In the past few years, there are notable and controversial legislations that deemed as the apocalypse of Anime Industry and its fandom. Just last year, I have shared my thoughts on Tokyo passing a very controversial ordinance called “Bill 156” also known as the Nonexistent Youth Bill, which aims to restrict sexual content. Up to this day, the industries’ impact of the bill is still questionable, but that is only the tip of the iceberg. (Image Source)
If you haven’t noticed through American Censorship Day, the House had a hearing yesterday on an extremely controversial bill supported by Hollywood and corporate executives that will change the Internet forever. SOPA (Stop Online Piracy Act, also known as E-Parasites Act) aims to take down sites that serve copyrighted content that is outside of the US. In reality, it intends to censor the Internet and take down many innocent websites, social networking sites, search engines, etc. This bill inevitably caused a lot of outrage from normal people, various technology companies (Google, Facebook, Mozilla and eBay), the Electric Frontier Foundation and various human right groups.
So, what is the Stop Online Piracy Act? It’s a piece of legislation drafted by the House of Representatives, which aims to give government power to shut down any infringing website. They can block sites on a DNS (Domain Name Server) level, making it impossible to visit the site just like the Great Firewall in China. Websites can become blocked just from one infringing link or material on the page. On the other hand, website owners can get impacted with funds being cut off until they shut down and the possibility of imprisonment up to 5 years. To add salt to the wound, this act will effectively kill Fair Use rights, DMCA safe harbors along with putting restrictions on alternative DNS, VPNs, proxies, SSH, and TOR privacy that can bypass the blacklist. Seems scary? That is only the beginning.
How about the bill’s impact on Anime? Although I am against streaming for other mentioned reasons, people can still watch their favorite shows considering that majority of the shows are now being legally streamed and obtainable on physical media. However, it mostly hurts few of the titles that will possibly never get licensed or simulated. As a result, subbing these shows will become a substantial risk that fewer groups will do it. Also, sites like Anime Suki (including Anime Suki Forums) and torrent index sites like Tokyotoshokan will also get blocked under this law. However, I’m more concerned about the impact to the Aniblogohpere and the community as this will have a huge impact on what I do.
As for the effect on the Aniblogosphere and its community, this is where things can get ugly. Considering that what we write is based on derivative content along with the use of screenshots from shows, this gets very dubious. Normally, using copyrighted material in reviews, parodies, etc. are protected under Fair Use. If this act were to pass, we would have to ask permission from the companies to use their content or get shut down and possibly go to jail. This not only affects blogging, but social networking sites and anime communities we depend on to communicate with others. Sites like Twitter, Google+, Youtube, Tumblr, MyAnimeList and Anime Planet could get censored or shut down because of the difficulties to regulate user generated content. Not only that, podcasts, music reviews and “let’s plays” will also become banned content. Therefore, it can effectively exterminate the entire Anime Fandom from the Internet.
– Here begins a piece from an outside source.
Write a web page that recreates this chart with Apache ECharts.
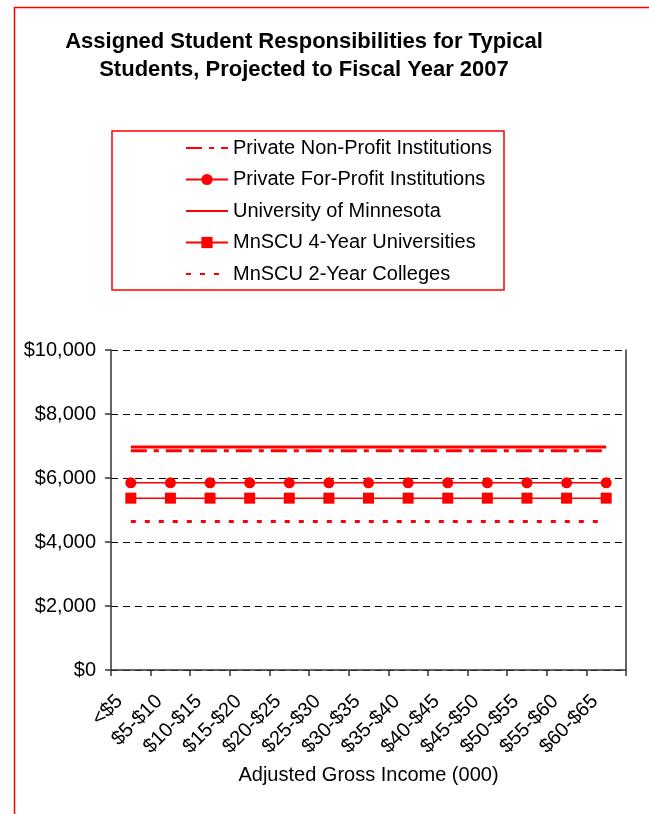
<!DOCTYPE html>
<html>
<head>
<meta charset="utf-8">
<script src="https://cdn.jsdelivr.net/npm/echarts@6/dist/echarts.min.js"></script>
<style>
html,body{margin:0;padding:0;background:#fff;}
#chart{width:649px;height:814px;}
</style>
</head>
<body>
<div id="chart"></div>
<script>
const categories = ['<$5','$5-$10','$10-$15','$15-$20','$20-$25','$25-$30','$30-$35','$35-$40','$40-$45','$45-$50','$50-$55','$55-$60','$60-$65'];
const privateNonProfit = [6850,6850,6850,6850,6850,6850,6850,6850,6850,6850,6850,6850,6850];
const privateForProfit = [5850,5850,5850,5850,5850,5850,5850,5850,5850,5850,5850,5850,5850];
const universityOfMinnesota = [6970,6970,6970,6970,6970,6970,6970,6970,6970,6970,6970,6970,6970];
const mnscu4Year = [5370,5370,5370,5370,5370,5370,5370,5370,5370,5370,5370,5370,5370];
const mnscu2Year = [4640,4640,4640,4640,4640,4640,4640,4640,4640,4640,4640,4640,4640];
const yTicks = [0,2000,4000,6000,8000,10000];

const FONT = "'Liberation Sans', Arial, sans-serif";
const RED = '#ff0000';
const noSymbol = {itemStyle: {opacity: 0}};
const chart = echarts.init(document.getElementById('chart'), null, {renderer:'canvas'});
chart.setOption({
  backgroundColor: '#ffffff',
  animation: false,
  graphic: [{
    type: 'rect', left: 12, top: 5, silent: true,
    shape: {x: 0, y: 0, width: 636, height: 840},
    style: {fill: 'none', stroke: RED, lineWidth: 1.5}
  }],
  title: {
    text: 'Assigned Student Responsibilities for Typical\nStudents, Projected to Fiscal Year 2007',
    left: 299, top: 23, textAlign: 'center',
    textStyle: {fontFamily: FONT, fontSize: 22, fontWeight: 'bold', color: '#000', lineHeight: 28}
  },
  legend: {
    orient: 'vertical', left: 112, top: 131,
    padding: [7, 12, 6, 73],
    itemGap: 11.5, itemWidth: 42, itemHeight: 14,
    borderColor: RED, borderWidth: 1.5,
    textStyle: {fontFamily: FONT, fontSize: 20, color: '#000'},
    data: [
      Object.assign({name: 'Private Non-Profit Institutions'}, noSymbol),
      {name: 'Private For-Profit Institutions'},
      Object.assign({name: 'University of Minnesota'}, noSymbol),
      {name: 'MnSCU 4-Year Universities'},
      Object.assign({name: 'MnSCU 2-Year Colleges'}, noSymbol)
    ]
  },
  grid: {left: 111, right: 23, top: 350, bottom: 144, containLabel: false},
  xAxis: {
    type: 'category', data: categories, boundaryGap: true,
    name: 'Adjusted Gross Income (000)', nameLocation: 'middle', nameGap: 95,
    nameTextStyle: {fontFamily: FONT, fontSize: 20, color: '#000'},
    axisLine: {show: true, lineStyle: {color: '#333', width: 1.5}},
    axisTick: {show: true, interval: 0, length: 6, lineStyle: {color: '#333', width: 1.5}},
    axisLabel: {interval: 0, rotate: 45, margin: 17, padding: [0, 16, 0, 0], fontFamily: FONT, fontSize: 20, color: '#000'},
    splitLine: {show: false}
  },
  yAxis: [{
    type: 'value', min: yTicks[0], max: yTicks[yTicks.length-1], interval: 2000,
    axisLine: {show: true, lineStyle: {color: '#333', width: 1.5}},
    axisTick: {show: true, length: 6, lineStyle: {color: '#333', width: 1.5}},
    axisLabel: {margin: 15, fontFamily: FONT, fontSize: 20, color: '#000',
      formatter: v => '$' + v.toLocaleString('en-US')},
    splitLine: {show: true, lineStyle: {color: '#000', type: [7,5], width: 1}}
  },{
    type: 'value', position: 'right', min: 0, max: 10000, interval: 2000,
    axisLine: {show: true, lineStyle: {color: '#333', width: 1.5}},
    axisTick: {show: false}, axisLabel: {show: false}, splitLine: {show: false}
  }],
  series: [
    {name: 'Private Non-Profit Institutions', type: 'line', data: privateNonProfit, symbol: 'none',
     color: RED, lineStyle: {color: RED, width: 3, type: [16,7,5,7]}},
    {name: 'Private For-Profit Institutions', type: 'line', data: privateForProfit, symbol: 'circle', symbolSize: 11,
     color: RED, itemStyle: {color: RED}, lineStyle: {color: RED, width: 1.5}},
    {name: 'University of Minnesota', type: 'line', data: universityOfMinnesota, symbol: 'none',
     color: RED, lineStyle: {color: RED, width: 3}},
    {name: 'MnSCU 4-Year Universities', type: 'line', data: mnscu4Year, symbol: 'rect', symbolSize: 11,
     color: RED, itemStyle: {color: RED}, lineStyle: {color: RED, width: 1.5}},
    {name: 'MnSCU 2-Year Colleges', type: 'line', data: mnscu2Year, symbol: 'none',
     color: RED, lineStyle: {color: RED, width: 3, type: [5,9]}}
  ]
});
</script>
</body>
</html>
Overall, Stop Online Piracy Act is an extremely dangerous bill that won’t stop piracy, but end freedom of expression. Let’s face it, piracy is here to stay and there’s nothing we can do to stop it completely. However, companies can limit the impact by adjusting their business models so that people can get motivated and use the legal alternative. Even so, I feel that it’s not the government’s job to protect a company’s outdated business model. Therefore, the bill needs to be scrapped for the sake of preserving the greatness of the Internet.